Esta tendencia de buena parte de la llamada izquierda latinoamericana (mucha de ellas tan poco democrática, como en realidad profundamente conservadora), es lo que ha llevado al fracaso a prácticamente todos los intentos de transformación democráticos en las últimas décadas: olvidemos a regímenes como Cuba, Venezuela o Nicaragua. Existe hoy un cambio de tendencia notable en la región ante el fracaso de gobiernos que llegaron al poder en algunos casos hace apenas meses y que simplemente han renunciado a la política y han querido con la imposición disimular su ineficacia.

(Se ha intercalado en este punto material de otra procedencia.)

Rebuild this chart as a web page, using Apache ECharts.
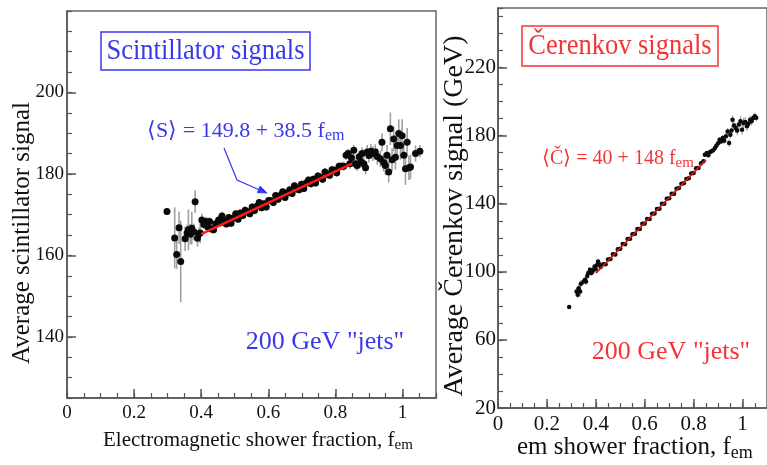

En Argentina, el presidente Alberto Fernández ha renunciado a buscar la reelección y ha fracaso en forma notable. Llegó a tener cerca del 80 por ciento de aceptación tomando medidas draconianas contra el covid, popularidad que se derrumbó casi de un día para el otro cuando se comprobó que mientras el país estaba cerrado, lo mismo que la economía y la gente apenas podía salir de sus casas, él organizaba fiestas de cumpleaños para su esposa en la residencia oficial. Al derrumbe de la popularidad se ha sumado el de la economía, a la que le resulta imposible mantener un sistema de apoyos muy similar al nuestro, sin los ingresos fiscales necesarios para ello. Súmele las divisiones internas en el gobierno, el que presidente y la vicepresidenta Cristina Fernández apenas si se hablan, y el escenario para las elecciones de octubre es desastroso para el oficialismo.
En Chile, el presidente Gabriel Boric, sufrió el domingo una durísima derrota. Boric quiso aprobar una nueva Constitución porque la que se elaboró en el gobierno anterior no tenía respaldo popular. Y quería una Constitución a la medida de su programa. Impuso un constituyente pero resultó que los ganadores fueron la derecha y la ultraderecha, a un nivel tal que incluso las fuerzas de izquierda, juntas, podrían perder hasta el derecho de veto. Un desastre.
La semana pasada recordábamos una entrevista de Gustavo Petro a El País, donde el mandatario colombiano reconocía que “el cambio es más difícil de lo que pensábamos”. Y es que Petro también quiso imponer una serie de medidas que van desde la paz con narcotraficantes y guerrilleros hasta cambiar la naturaleza militar de la policía nacional, pasando por una reforma agraria sin consenso. Lo único que logró es que se dispara la producción de cocaína a nivel récord, que las negociaciones de paz estén estancadas, que no haya reforma agraria y que la coalición que lo llevó al poder, así como su gabinete, se rompieran. El cambio, efectivamente, es difícil.
El presidente López Obrador acaba de decir que él pensaba que podía cambiar al poder judicial, recordemos que nombró a cuatro de los once ministros y tenía por lo menos otros dos que podrían haberlo apoyado. Terminó rompiendo con casi todos. Hoy habla de enviar al congreso en septiembre de 2024, cuando sólo le queden unos días en el poder, una iniciativa para cambiar radicalmente el poder judicial. A mí, me recordó a López Portillo y la nacionalización bancaria, en otro septiembre pero de 1982, otra imposición, ya con presidente electo, que le costó carísimo al país y maniató políticamente a su sucesor.